I discovered a graph-coloring register allocator that optimally allocates registers for structured programs in polynomial time. It can handle register aliasing. The assignment of registers is optimal with respect to spill and rematerialization costs, register preferences and coalescing. The register allocator is not restricted to programs in SSA form or chordal interference graphs. It requires the input program to be structured, which is automatically true for many programming languages and for others, such as C, is equivalent to a bound on the number of goto labels per function. The number of registers is assumed to be fixed. Non-structured programs can be handled at the cost of either a loss of optimality or an increase in runtime.

I implemented a prototype, which is already the default register allocator in the Z80, Z180, Rabbit 2000/3000, Rabbit 3000A, LR35902 (Gameboy CPU), HC08 and S08 backends of sdcc, a cross-compiler for embedded systems.

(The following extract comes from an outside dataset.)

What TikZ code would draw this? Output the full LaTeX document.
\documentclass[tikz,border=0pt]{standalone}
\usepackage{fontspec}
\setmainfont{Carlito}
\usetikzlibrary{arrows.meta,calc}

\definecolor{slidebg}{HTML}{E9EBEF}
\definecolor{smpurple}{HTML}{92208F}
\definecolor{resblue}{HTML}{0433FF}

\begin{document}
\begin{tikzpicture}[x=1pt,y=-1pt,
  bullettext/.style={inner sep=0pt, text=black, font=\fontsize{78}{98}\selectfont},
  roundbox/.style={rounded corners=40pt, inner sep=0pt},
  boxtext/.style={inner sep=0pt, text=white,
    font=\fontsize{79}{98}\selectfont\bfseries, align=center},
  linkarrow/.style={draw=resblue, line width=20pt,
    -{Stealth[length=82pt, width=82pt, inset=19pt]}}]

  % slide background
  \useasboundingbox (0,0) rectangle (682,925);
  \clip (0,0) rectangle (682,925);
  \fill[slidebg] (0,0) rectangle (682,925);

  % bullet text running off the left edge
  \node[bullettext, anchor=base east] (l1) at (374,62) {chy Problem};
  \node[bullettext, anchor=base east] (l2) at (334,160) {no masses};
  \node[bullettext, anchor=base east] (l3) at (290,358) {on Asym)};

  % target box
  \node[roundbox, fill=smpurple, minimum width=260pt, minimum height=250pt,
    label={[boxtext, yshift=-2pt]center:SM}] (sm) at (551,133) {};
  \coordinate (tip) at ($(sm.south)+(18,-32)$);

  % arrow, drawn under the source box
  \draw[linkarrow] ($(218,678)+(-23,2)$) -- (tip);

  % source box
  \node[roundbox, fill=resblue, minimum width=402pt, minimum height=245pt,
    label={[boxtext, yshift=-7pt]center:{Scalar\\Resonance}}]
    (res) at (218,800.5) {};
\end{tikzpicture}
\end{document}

Significant improvements in runtime over my approach are unlikely, since I found proof that optimal register allocation for structured programs is W[SAT]-hard, even for programs of tree-width 2.

## Publications

### CC 2013 “Optimal Register Allocation in Polynomial Time”

Describes the XP algorithm.

Preprint

### DAM “The Complexity of Register Allocation”

Contains the W[SAT]-hardness proof.

Preprint

This preprint version is mostly identical to the final version. The only difference is that the preprint uses notation that I prefer and is consistent with the CC 2013 paper above, while the published version uses notation that one reviewer prefered.